Not that the pounding performance was a thing of beauty.

The game opened with a Houston drive that saw penalties on four of the first five plays. And the Texans weren’t the only team that looked like an NFL sad sack, as two of the flags were called on Seattle defensive end Bryce Fisher for being offsides.

But Holmgren’s patience wore thin, and after he called a timeout 1:44 into the game to lay into both his defensive players and the game officials, the Seahawks settled down and started looking more like the team that was heavily favored to win the game.
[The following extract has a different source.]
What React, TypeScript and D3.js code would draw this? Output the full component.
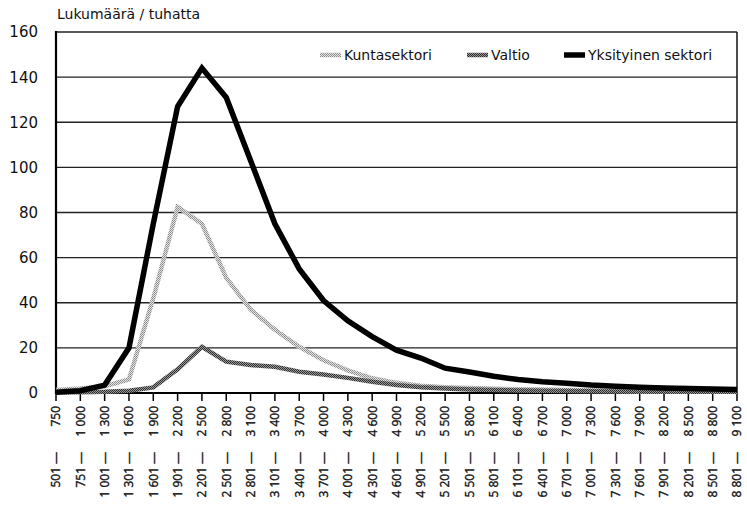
import * as d3 from "d3";

const categoriesLow = [
  "501", "751", "1 001", "1 301", "1 601", "1 901", "2 201", "2 501", "2 801", "3 101",
  "3 401", "3 701", "4 001", "4 301", "4 601", "4 901", "5 201", "5 501", "5 801", "6 101",
  "6 401", "6 701", "7 001", "7 301", "7 601", "7 901", "8 201", "8 501", "8 801",
];
const categoriesHigh = [
  "750", "1 000", "1 300", "1 600", "1 900", "2 200", "2 500", "2 800", "3 100", "3 400",
  "3 700", "4 000", "4 300", "4 600", "4 900", "5 200", "5 500", "5 800", "6 100", "6 400",
  "6 700", "7 000", "7 300", "7 600", "7 900", "8 200", "8 500", "8 800", "9 100",
];
const categories = categoriesLow.map((lo, i) => `${lo} – ${categoriesHigh[i]}`);

const kunta = [
  1.3, 2, 3, 6, 42, 82.5, 75, 51, 37, 28, 20.5, 14.5, 10, 6.5, 4.5,
  3.2, 2.6, 2.2, 1.9, 1.7, 1.5, 1.3, 1.2, 1.1, 1, 1, 0.9, 0.9, 0.8,
];
const valtio = [
  0.3, 0.3, 0.5, 1, 2.5, 10.5, 20.5, 13.9, 12.4, 11.6, 9.4, 8.2, 6.7, 5, 3.5,
  2.6, 2, 1.6, 1.3, 1.1, 1, 0.9, 0.8, 0.7, 0.6, 0.6, 0.5, 0.5, 0.5,
];
const yksityinen = [
  0.3, 1, 3.5, 20, 75, 127, 144, 131, 103, 75, 55, 41, 32, 25, 19,
  15.5, 11, 9.3, 7.4, 6, 5, 4.3, 3.5, 3, 2.6, 2.2, 2, 1.8, 1.6,
];
const yTicks = [0, 20, 40, 60, 80, 100, 120, 140, 160];

const series = [
  { name: "Kuntasektori", values: kunta, stroke: "url(#patKunta)", width: 4.5, legendX: 320 },
  { name: "Valtio", values: valtio, stroke: "url(#patValtio)", width: 4.5, legendX: 467 },
  { name: "Yksityinen sektori", values: yksityinen, stroke: "#000", width: 5.5, legendX: 564 },
];

const W = 747, H = 513;
const left = 56, right = 737, top = 32, bottom = 393;
const wide = "DejaVu Sans, sans-serif";
const narrow = "Open Sans, Noto Sans, sans-serif";

export default function App() {
  const x = d3.scalePoint<string>().domain(categories).range([left, right]);
  const y = d3.scaleLinear().domain([0, 160]).range([bottom, top]);
  const line = d3.line<number>()
    .x((_, i) => x(categories[i]) as number)
    .y((d) => y(d));

  const labelProps = {
    fontFamily: narrow, fontSize: 12, fill: "#111", stroke: "#111", strokeWidth: 0.35,
  };

  return (
    <svg width={W} height={H} style={{ position: "absolute", left: 0, top: 0, background: "#fff" }}>
      <defs>
        <pattern id="patKunta" width={2} height={2} patternUnits="userSpaceOnUse">
          <rect width={2} height={2} fill="#e2e2e2" />
          <rect width={1} height={1} fill="#8a8a8a" />
          <rect x={1} y={1} width={1} height={1} fill="#9a9a9a" />
        </pattern>
        <pattern id="patValtio" width={2} height={2} patternUnits="userSpaceOnUse">
          <rect width={2} height={2} fill="#999" />
          <rect width={1} height={1} fill="#2a2a2a" />
          <rect x={1} y={1} width={1} height={1} fill="#333" />
        </pattern>
      </defs>

      <text x={57} y={19} fontSize={14} fill="#111" fontFamily={wide}>Lukumäärä / tuhatta</text>

      {yTicks.map((t) => (
        <g key={t}>
          <line x1={left} x2={right} y1={y(t)} y2={y(t)} stroke="#222" strokeWidth={1.3} />
          <text x={38} y={y(t)} dy="0.36em" textAnchor="end" fontSize={15} fill="#111"
            fontFamily={wide}>{t}</text>
        </g>
      ))}
      <line x1={right} x2={right} y1={top} y2={bottom} stroke="#111" strokeWidth={1.5} />
      <line x1={left} x2={left} y1={top - 1} y2={bottom + 1} stroke="#000" strokeWidth={2.2} />
      <line x1={left} x2={right} y1={bottom} y2={bottom} stroke="#000" strokeWidth={2.2} />

      {categories.map((c, i) => (
        <g key={c} transform={`translate(${x(c)},${bottom})`}>
          <line y1={0} y2={8} stroke="#000" strokeWidth={1.5} />
          <text transform="rotate(-90)" x={-13} y={0} dy="0.36em" textAnchor="end"
            {...labelProps}>{categoriesHigh[i]}</text>
          <text transform="rotate(-90)" x={-65} y={0} dy="0.36em" textAnchor="middle"
            {...labelProps}>{"\u2014"}</text>
          <text transform="rotate(-90)" x={-74} y={0} dy="0.36em" textAnchor="end"
            {...labelProps}>{categoriesLow[i]}</text>
        </g>
      ))}

      {series.map((s) => (
        <path key={s.name} d={line(s.values) ?? ""} fill="none" stroke={s.stroke}
          strokeWidth={s.width} strokeLinejoin="miter" />
      ))}

      {series.map((s) => (
        <g key={s.name}>
          <line x1={s.legendX} x2={s.legendX + 21} y1={55} y2={55}
            stroke={s.stroke} strokeWidth={s.width} />
          <text x={s.legendX + 24} y={55} dy="0.36em" fontSize={14} fill="#111"
            fontFamily={wide}>{s.name}</text>
        </g>
      ))}
    </svg>
  );
}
Seattle’s performance had many of the familiar storylines that have carried the Seahawks to the top of the NFC West. Alexander scored multiple touchdowns for the 23rd time in his NFL career and went over the 100-yard mark for the 26th time.

Unlike Seattle’s other victories this year, however, this one was essentially over at halftime.

If the Seahawks’ 21-3 lead wasn’t enough to draw viewers to something more aesthetically pleasing, Houston’s eight first-half penalties might have been. The two teams combined for 12 penalties, eight by Houston, in a methodical first half that took 100 minutes to play.

By halftime, the Seahawks had 212 yards of offense and a comfortable 21-3 lead.

The game was not exactly what ESPN executives had in mind when they put it on the schedule for prime time.

“That was a game with a lot of intensity,” Hawks safety Ken Hamlin said. “I don’t know how (television viewers) couldn’t have liked it.”

Those football fans who didn’t turn the channel at halftime were treated to more of the same on the opening drive of the second half, when Seattle drove 70 yards and scored on another Alexander run.

He added a nifty 23-yard touchdown run early in the fourth quarter before stepping aside and letting Morris take over as the feature back.

Morris needed just eight carries to establish his career high for yards, due in large part to a 49-yard run in the third quarter.

“Everybody knows what Mo can do,” Alexander said. “I’m his biggest fan.”

The grind-it-out style of football might not be typical for a Holmgren-coached team, but the Seahawks saw it as a thing of beauty Sunday night.

“That’s the way you envision yourself playing every week,” said wide receiver Joe Jurevicius, who scored Seattle’s only non-rushing TD.